>> BEGIN DATASET SECTION
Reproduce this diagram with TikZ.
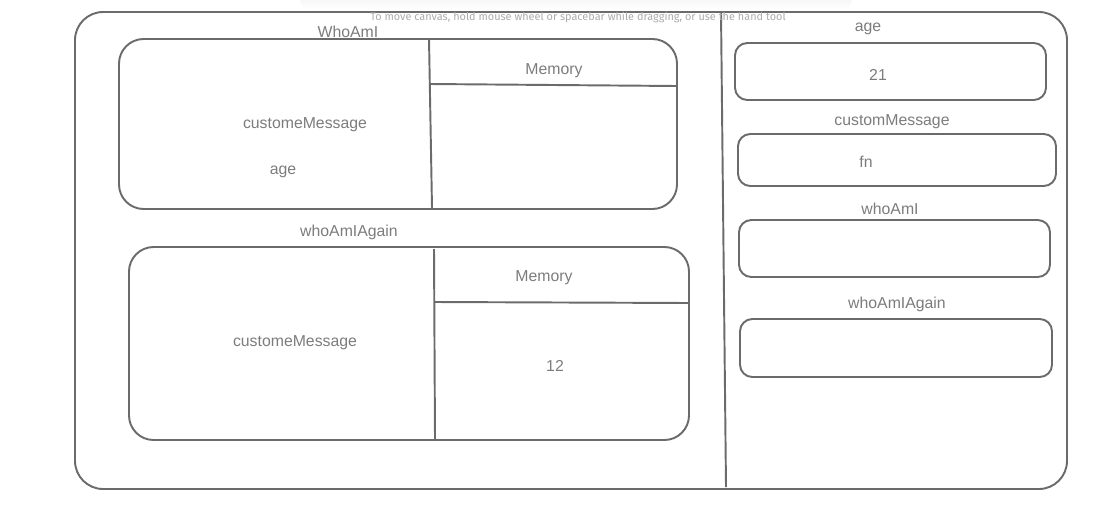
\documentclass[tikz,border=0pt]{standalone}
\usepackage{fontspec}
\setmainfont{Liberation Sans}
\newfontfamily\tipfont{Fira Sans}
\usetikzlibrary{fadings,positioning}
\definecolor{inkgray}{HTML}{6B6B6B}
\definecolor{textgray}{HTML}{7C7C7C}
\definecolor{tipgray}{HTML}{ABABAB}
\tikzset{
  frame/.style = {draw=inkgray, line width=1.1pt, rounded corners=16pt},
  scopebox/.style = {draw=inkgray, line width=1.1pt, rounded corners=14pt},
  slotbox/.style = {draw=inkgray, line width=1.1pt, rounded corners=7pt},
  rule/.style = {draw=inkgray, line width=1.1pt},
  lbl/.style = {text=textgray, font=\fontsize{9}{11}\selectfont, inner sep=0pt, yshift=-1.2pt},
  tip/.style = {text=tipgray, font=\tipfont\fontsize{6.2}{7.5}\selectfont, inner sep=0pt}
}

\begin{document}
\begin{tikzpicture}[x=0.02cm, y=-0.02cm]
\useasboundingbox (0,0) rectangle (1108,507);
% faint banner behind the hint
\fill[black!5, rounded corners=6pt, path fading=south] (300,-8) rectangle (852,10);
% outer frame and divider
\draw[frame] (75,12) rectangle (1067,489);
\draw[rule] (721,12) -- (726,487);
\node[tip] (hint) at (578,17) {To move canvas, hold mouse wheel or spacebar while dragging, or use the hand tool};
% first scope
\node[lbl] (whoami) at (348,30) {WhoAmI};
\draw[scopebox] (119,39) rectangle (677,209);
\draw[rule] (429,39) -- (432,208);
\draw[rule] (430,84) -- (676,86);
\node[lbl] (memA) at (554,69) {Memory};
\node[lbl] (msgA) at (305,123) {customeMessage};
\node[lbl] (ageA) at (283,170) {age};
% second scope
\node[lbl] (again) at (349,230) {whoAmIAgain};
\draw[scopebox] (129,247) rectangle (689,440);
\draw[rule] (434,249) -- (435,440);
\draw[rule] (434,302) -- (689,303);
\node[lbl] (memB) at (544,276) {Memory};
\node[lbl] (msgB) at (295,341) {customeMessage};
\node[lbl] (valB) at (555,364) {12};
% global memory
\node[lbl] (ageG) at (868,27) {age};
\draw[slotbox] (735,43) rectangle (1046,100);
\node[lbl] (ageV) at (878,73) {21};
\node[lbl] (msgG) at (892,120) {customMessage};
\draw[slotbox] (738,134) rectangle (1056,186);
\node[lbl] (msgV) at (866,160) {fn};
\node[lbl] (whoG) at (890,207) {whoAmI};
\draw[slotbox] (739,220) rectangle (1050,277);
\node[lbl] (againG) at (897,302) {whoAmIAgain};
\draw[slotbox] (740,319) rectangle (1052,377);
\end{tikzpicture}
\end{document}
>> END DATASET SECTION
▶ [PROBLEM TO WORK ON]: Give back the whole listing as it stands, minus its pictures.

▶ [TASK SOLUTION]:
Reproduce this diagram with TikZ.
\documentclass[tikz,border=0pt]{standalone}
\usepackage{fontspec}
\setmainfont{Liberation Sans}
\newfontfamily\tipfont{Fira Sans}
\usetikzlibrary{fadings,positioning}
\definecolor{inkgray}{HTML}{6B6B6B}
\definecolor{textgray}{HTML}{7C7C7C}
\definecolor{tipgray}{HTML}{ABABAB}
\tikzset{
  frame/.style = {draw=inkgray, line width=1.1pt, rounded corners=16pt},
  scopebox/.style = {draw=inkgray, line width=1.1pt, rounded corners=14pt},
  slotbox/.style = {draw=inkgray, line width=1.1pt, rounded corners=7pt},
  rule/.style = {draw=inkgray, line width=1.1pt},
  lbl/.style = {text=textgray, font=\fontsize{9}{11}\selectfont, inner sep=0pt, yshift=-1.2pt},
  tip/.style = {text=tipgray, font=\tipfont\fontsize{6.2}{7.5}\selectfont, inner sep=0pt}
}

\begin{document}
\begin{tikzpicture}[x=0.02cm, y=-0.02cm]
\useasboundingbox (0,0) rectangle (1108,507);
% faint banner behind the hint
\fill[black!5, rounded corners=6pt, path fading=south] (300,-8) rectangle (852,10);
% outer frame and divider
\draw[frame] (75,12) rectangle (1067,489);
\draw[rule] (721,12) -- (726,487);
\node[tip] (hint) at (578,17) {To move canvas, hold mouse wheel or spacebar while dragging, or use the hand tool};
% first scope
\node[lbl] (whoami) at (348,30) {WhoAmI};
\draw[scopebox] (119,39) rectangle (677,209);
\draw[rule] (429,39) -- (432,208);
\draw[rule] (430,84) -- (676,86);
\node[lbl] (memA) at (554,69) {Memory};
\node[lbl] (msgA) at (305,123) {customeMessage};
\node[lbl] (ageA) at (283,170) {age};
% second scope
\node[lbl] (again) at (349,230) {whoAmIAgain};
\draw[scopebox] (129,247) rectangle (689,440);
\draw[rule] (434,249) -- (435,440);
\draw[rule] (434,302) -- (689,303);
\node[lbl] (memB) at (544,276) {Memory};
\node[lbl] (msgB) at (295,341) {customeMessage};
\node[lbl] (valB) at (555,364) {12};
% global memory
\node[lbl] (ageG) at (868,27) {age};
\draw[slotbox] (735,43) rectangle (1046,100);
\node[lbl] (ageV) at (878,73) {21};
\node[lbl] (msgG) at (892,120) {customMessage};
\draw[slotbox] (738,134) rectangle (1056,186);
\node[lbl] (msgV) at (866,160) {fn};
\node[lbl] (whoG) at (890,207) {whoAmI};
\draw[slotbox] (739,220) rectangle (1050,277);
\node[lbl] (againG) at (897,302) {whoAmIAgain};
\draw[slotbox] (740,319) rectangle (1052,377);
\end{tikzpicture}
\end{document}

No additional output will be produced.